___ DATASET EXCERPTS ___

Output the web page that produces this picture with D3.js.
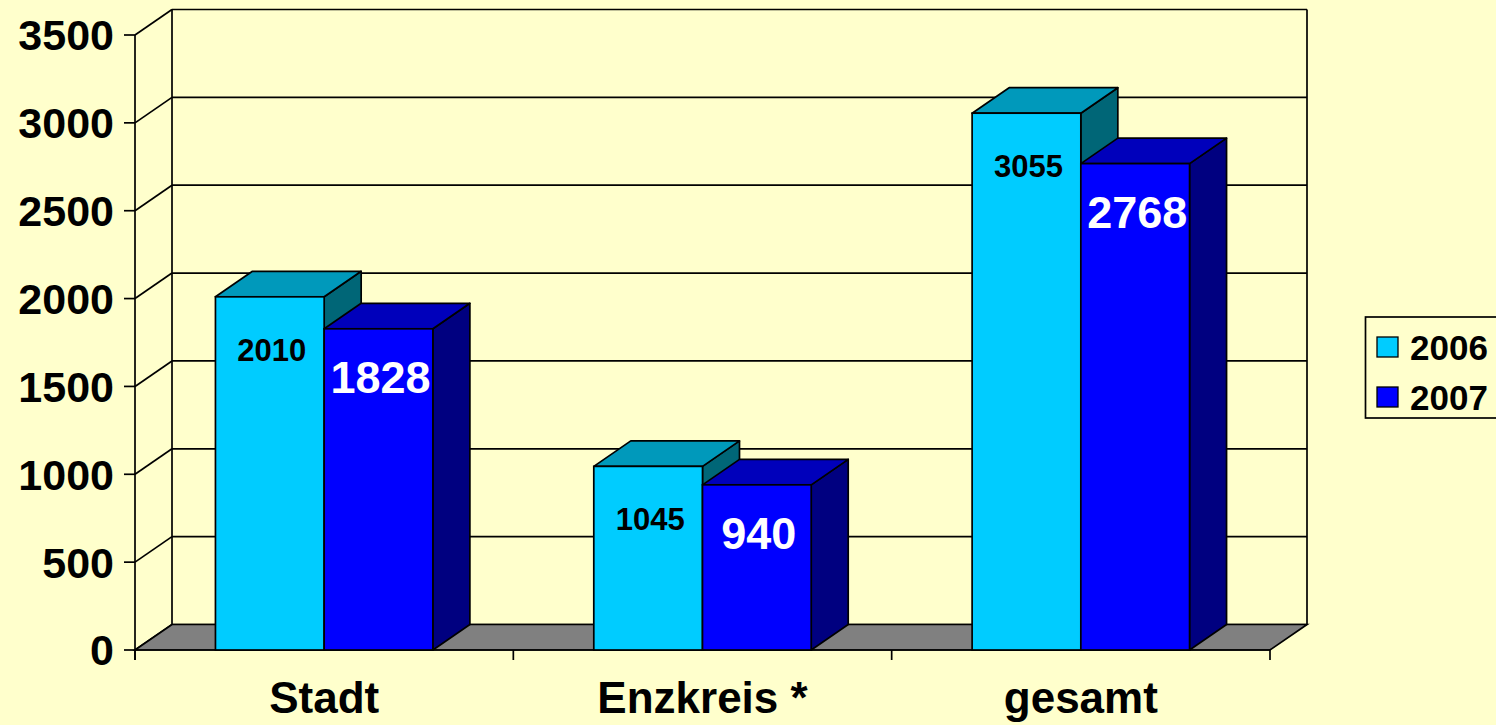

___
___ DATASET EXCERPTS ___

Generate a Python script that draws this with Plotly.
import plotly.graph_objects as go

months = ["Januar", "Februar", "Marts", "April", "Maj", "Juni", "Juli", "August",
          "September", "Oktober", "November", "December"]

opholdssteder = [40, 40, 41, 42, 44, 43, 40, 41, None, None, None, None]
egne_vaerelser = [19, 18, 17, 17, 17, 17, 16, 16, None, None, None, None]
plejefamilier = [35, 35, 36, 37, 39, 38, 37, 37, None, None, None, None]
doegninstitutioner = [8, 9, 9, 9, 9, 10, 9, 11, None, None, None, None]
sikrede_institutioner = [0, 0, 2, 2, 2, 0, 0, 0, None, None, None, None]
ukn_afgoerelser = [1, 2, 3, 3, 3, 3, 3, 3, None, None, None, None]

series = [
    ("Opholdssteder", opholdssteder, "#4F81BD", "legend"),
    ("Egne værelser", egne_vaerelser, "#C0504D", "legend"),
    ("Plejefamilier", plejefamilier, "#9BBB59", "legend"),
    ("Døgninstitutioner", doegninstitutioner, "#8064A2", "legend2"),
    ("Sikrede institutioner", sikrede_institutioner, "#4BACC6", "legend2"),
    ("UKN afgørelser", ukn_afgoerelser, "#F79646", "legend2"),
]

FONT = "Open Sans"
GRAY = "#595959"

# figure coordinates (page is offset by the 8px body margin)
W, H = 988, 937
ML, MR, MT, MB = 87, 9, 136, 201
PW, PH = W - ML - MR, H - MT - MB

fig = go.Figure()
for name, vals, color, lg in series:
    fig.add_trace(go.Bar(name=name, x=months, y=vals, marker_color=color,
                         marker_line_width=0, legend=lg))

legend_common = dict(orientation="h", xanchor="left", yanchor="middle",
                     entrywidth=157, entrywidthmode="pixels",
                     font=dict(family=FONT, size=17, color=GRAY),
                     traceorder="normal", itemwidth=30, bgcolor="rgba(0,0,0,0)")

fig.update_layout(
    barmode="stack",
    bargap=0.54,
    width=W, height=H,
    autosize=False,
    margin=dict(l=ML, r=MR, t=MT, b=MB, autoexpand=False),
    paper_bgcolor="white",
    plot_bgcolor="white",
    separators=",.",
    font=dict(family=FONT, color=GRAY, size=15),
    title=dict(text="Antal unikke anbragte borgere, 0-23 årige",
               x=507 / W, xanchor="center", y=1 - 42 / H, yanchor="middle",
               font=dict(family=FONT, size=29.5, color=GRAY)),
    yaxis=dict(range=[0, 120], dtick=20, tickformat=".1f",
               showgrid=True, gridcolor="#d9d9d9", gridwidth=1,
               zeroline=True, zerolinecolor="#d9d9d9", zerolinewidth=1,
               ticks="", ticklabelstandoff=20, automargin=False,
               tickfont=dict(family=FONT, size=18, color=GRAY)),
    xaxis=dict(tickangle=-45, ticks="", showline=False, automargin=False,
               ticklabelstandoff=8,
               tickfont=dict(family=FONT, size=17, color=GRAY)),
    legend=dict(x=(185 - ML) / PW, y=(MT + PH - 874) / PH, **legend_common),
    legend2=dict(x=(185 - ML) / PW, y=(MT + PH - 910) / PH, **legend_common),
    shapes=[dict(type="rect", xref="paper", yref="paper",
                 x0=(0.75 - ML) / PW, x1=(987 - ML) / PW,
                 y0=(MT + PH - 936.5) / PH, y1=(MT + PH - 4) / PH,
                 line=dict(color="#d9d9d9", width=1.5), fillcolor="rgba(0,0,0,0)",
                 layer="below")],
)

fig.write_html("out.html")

___
___ DATASET EXCERPTS ___

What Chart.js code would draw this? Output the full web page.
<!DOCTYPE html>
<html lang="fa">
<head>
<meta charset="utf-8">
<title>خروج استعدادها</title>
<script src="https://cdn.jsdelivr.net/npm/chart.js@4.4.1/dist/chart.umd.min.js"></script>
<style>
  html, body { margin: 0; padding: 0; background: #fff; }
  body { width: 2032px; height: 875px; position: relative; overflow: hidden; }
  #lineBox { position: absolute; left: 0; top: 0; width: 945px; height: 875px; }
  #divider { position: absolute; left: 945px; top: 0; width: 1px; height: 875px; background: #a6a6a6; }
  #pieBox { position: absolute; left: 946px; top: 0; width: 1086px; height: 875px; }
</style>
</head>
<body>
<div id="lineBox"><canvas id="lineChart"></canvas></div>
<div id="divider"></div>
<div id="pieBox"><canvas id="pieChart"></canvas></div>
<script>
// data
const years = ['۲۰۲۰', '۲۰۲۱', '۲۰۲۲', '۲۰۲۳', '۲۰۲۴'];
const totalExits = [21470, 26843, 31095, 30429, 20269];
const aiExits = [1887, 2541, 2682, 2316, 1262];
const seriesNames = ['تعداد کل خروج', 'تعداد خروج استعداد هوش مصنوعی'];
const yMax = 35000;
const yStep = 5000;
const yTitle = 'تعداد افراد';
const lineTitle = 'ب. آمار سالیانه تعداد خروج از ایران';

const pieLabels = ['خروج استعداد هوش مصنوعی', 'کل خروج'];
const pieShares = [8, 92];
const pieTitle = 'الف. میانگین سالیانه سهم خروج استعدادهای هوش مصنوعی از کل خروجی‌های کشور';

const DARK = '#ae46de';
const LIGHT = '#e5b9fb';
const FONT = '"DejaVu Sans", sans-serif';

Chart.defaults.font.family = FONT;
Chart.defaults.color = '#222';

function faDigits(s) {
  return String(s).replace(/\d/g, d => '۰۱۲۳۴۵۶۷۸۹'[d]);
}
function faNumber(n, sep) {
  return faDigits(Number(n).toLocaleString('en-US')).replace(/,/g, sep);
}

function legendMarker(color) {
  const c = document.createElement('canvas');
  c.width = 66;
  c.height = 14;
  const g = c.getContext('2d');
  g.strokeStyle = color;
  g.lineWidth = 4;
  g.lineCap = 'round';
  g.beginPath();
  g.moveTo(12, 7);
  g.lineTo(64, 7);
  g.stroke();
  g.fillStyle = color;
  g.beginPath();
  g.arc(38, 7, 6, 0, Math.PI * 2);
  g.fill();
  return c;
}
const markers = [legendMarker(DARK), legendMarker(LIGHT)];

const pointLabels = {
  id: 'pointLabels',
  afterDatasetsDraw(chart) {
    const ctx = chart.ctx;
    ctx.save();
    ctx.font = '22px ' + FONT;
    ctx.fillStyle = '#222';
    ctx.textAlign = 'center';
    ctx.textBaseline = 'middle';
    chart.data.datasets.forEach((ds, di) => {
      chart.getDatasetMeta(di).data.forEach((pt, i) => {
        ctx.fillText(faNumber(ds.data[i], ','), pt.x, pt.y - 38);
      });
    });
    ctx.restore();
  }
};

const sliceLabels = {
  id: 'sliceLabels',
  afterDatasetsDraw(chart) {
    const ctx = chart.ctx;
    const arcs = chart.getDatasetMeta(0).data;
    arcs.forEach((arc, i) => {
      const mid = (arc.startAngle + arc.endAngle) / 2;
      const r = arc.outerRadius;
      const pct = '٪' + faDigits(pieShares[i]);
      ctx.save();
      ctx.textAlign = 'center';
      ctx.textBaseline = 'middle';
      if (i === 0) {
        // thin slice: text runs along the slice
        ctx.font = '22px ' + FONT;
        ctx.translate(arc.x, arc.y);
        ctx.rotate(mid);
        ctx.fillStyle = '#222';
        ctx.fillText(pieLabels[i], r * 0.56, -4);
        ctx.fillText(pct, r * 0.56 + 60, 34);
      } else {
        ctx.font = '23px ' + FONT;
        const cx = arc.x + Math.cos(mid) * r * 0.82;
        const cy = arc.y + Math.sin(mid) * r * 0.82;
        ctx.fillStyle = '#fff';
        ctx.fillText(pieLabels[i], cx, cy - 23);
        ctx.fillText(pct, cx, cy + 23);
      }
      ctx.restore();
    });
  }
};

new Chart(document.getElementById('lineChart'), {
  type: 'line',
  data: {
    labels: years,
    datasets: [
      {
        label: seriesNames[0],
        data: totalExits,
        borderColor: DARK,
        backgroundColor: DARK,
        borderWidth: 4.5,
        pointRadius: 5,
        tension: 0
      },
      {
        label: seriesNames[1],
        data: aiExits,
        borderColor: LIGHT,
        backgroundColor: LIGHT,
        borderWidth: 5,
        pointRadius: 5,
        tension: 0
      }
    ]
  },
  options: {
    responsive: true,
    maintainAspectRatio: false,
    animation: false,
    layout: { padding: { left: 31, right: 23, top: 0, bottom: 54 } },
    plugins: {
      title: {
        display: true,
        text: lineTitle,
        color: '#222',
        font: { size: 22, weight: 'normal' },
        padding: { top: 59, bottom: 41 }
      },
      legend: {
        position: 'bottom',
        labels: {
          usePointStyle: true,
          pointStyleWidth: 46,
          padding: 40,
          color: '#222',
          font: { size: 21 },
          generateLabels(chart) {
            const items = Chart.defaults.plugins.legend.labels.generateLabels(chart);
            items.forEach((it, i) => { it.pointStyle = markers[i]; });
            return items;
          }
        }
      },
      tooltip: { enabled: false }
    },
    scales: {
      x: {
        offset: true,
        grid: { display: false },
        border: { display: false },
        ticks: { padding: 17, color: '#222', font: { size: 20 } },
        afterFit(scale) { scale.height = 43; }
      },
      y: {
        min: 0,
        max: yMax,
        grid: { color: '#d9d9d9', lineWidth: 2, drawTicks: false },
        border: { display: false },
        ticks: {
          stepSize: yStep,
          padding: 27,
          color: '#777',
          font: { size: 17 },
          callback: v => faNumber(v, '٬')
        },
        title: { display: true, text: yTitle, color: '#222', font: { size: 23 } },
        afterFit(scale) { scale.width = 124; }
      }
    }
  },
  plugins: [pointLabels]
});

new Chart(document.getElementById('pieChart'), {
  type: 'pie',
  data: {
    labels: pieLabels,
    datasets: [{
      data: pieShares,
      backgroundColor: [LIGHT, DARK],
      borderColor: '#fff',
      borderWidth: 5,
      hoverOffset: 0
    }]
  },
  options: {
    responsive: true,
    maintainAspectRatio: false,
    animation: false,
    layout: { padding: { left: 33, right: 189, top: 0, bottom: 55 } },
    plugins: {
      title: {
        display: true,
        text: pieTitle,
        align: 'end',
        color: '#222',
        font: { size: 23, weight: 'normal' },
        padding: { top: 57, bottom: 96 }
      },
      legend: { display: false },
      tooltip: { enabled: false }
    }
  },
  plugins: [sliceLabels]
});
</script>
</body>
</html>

___

> [INSTRUCTIONS FOR THE TASK] Give only the number of lines in the listing above that include the string "this".

> [CORRECT RESPONSE] 3